Chic returns to music 30 years later, but too often resorts to old sound

Almost three decades since their last record was released, the revenant disco group Chic has reunited to release the aptly named, It’s About Time.

Founder and front-man Nile Rodgers framed his latest project as the most “self-indulgent” album he’s ever done, and after the 40-minute LP ends, it is evident that Chic has spent its hibernation aching for the nostalgic funk and disco sound the group made popular with songs like “Everybody Dance” and “Le Freak.”

Enlisting the artists of this generation and the next, It’s About Time glistens with youthful bliss when newcomers take the lead. Rappers like Vic Mensa and Stefflon Don add a modern hip-hop flicker while Guernsey-born producer Mura Masa conducts nu-disco-inspired productions.

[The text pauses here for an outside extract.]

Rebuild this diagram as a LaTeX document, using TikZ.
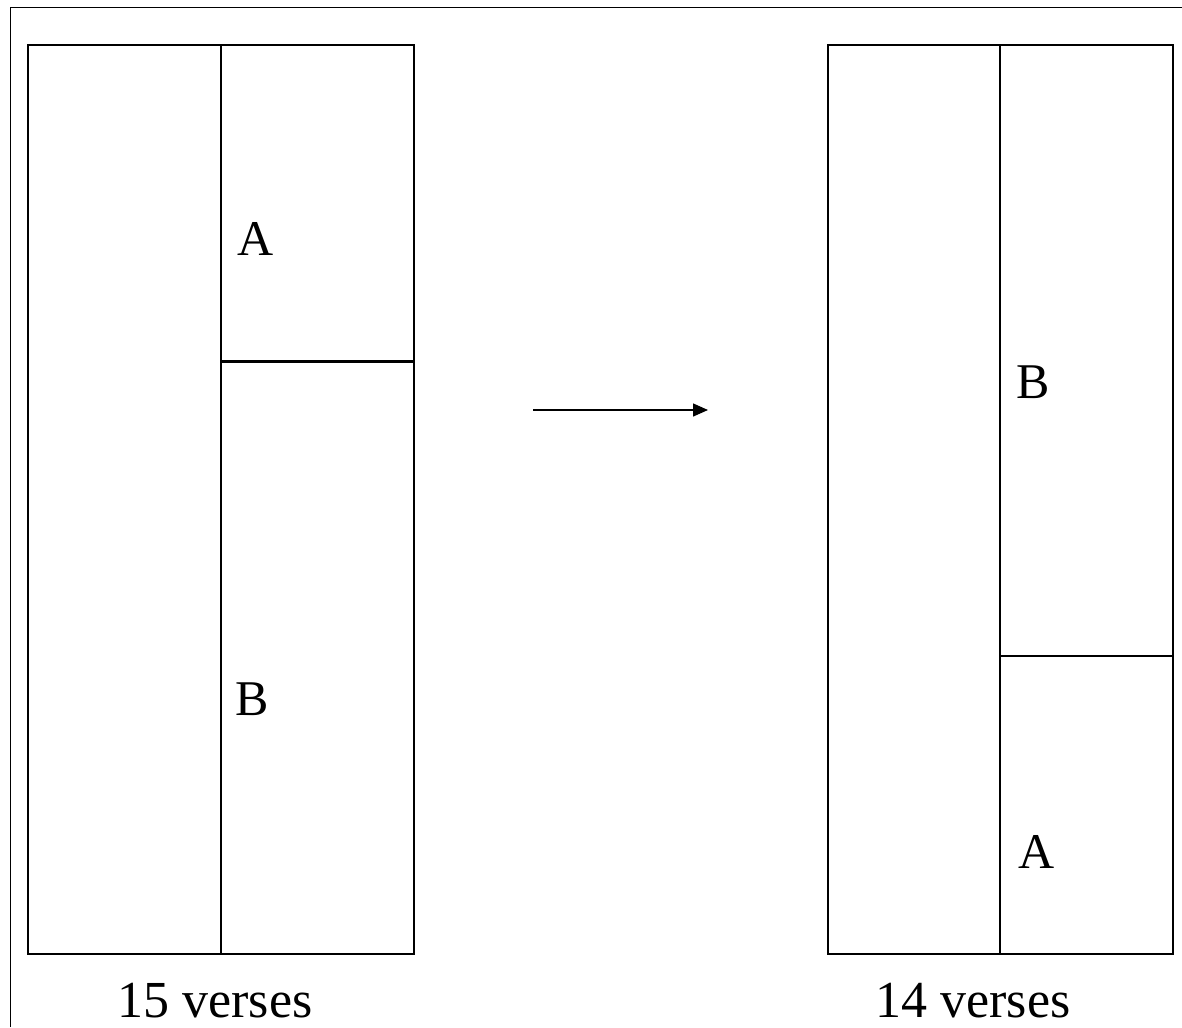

Chic does fall victim to its own standout sound when the group sticks too much to it. The record feels like one long dance track, which worked when DJs spun single vinyl in disco clubs, but in 2018 the groove feels more monotonous than fun.

By the second half of the record, Chic loses all the interesting amalgams of ‘70s-disco-meets-modern-pop and turns to a recycling of its own sound.

Released as a single back in June, the opening track, “Till The World Falls,” gives listeners a hopeful idea of what Chic and disco can sound like in modern times. Masa infuses Chic’s iconic funky bass lines with his trademark electro-pop talents to create the sleek and glimmering production. Drawing inspiration from the cacophony of political and social turmoil, Rodgers suggests the best way to get through the end of the world is on the dancefloor.

This mantra is echoed by artist Cosha’s airy vocals and Mensa’s jutting verse, which both contribute to the whole contemporary and fun atmosphere. The track overall is one of the highpoints of Chic’s resurrection and gives listeners a reminder that, “you gotta have a song when the world falls down."

“Till The World Falls” fulfills both that need for an apocalyptic anthem and the role of a great opening song.

Chic continues playing with the old and contemporary when self-described “wonky funk” artist NAO calls for listeners to “Surrender to the world” on “Boogie All Night.” The track doesn’t deviate far from Chic’s forte in funk, but NAO’s soulful and eerily pitched vocals lighten the groove with more carefree vigor. Chic carries this upbeat arch into “Sober,” where U.K. artists Craig David and Stefflon Don masterly fashion a modern R&B track.

Being assigned as the chief creative adviser at London’s Abbey Road Studios, Rodgers takes advantage of the talent across the pond. “Sober” bounces with a punchy chorus delivered by David, while Stefflon Don adds a short, self-confident verse toward the end.

LunchMoney Lewis’ presence on It’s About Time marks a downfall for the overall interesting vibe. Appearing on “Do You Wanna Party,” he drones on, repeating the title’s simple four words over the song’s three-minute course. Although very fitting to Chic’s brand, the song loses any vigor by the bridge, which thankfully shows signs of life when distorted vocals and a guitar solo pick up the insipid track.

The remainder of the album begins to show Chic’s age; the group stops collaborating with the innovative artists of today and regresses back to the same sound they’ve had for over 40 years.

Hailee Steinfeld’s efforts on “Dance With Me” appear more like those belonging to a cover for a kid’s movie than to a song from the same group that delivered dancefloor fillers like “Le Freak.”

Chic independently mans "I Dance My Dance”; a high point on the latter side of the record, but it gets overshadowed by songs like "State Of Mine." Teaming up with French instrumentalist Philippe Saisse, the instrumental-only track sounds like the B side of Daft Punk's last record where the vocals are distortedly murmured over piano and guitar.

Chic's fatal flaw is not ignorance to what is in vogue, but rather a refusal to adapt to the changed musical zeitgeist. All of this results in cheesy and outdated songs, like "Queen," where Elton John and Emeli Sandé lose touch with modern times. This continues as Lady Gaga resorts to her 2008 sound on the track "I Want Your Love," which closes the record's original songs.

Chic offers fresh and exciting work to the current music landscape, but too often resorts to its niche sound over innovation.

A follow-up album, Executive Realness, is expected in early 2019, which promises even more star-filled features, including Bruno Mars, Avicii and HAIM.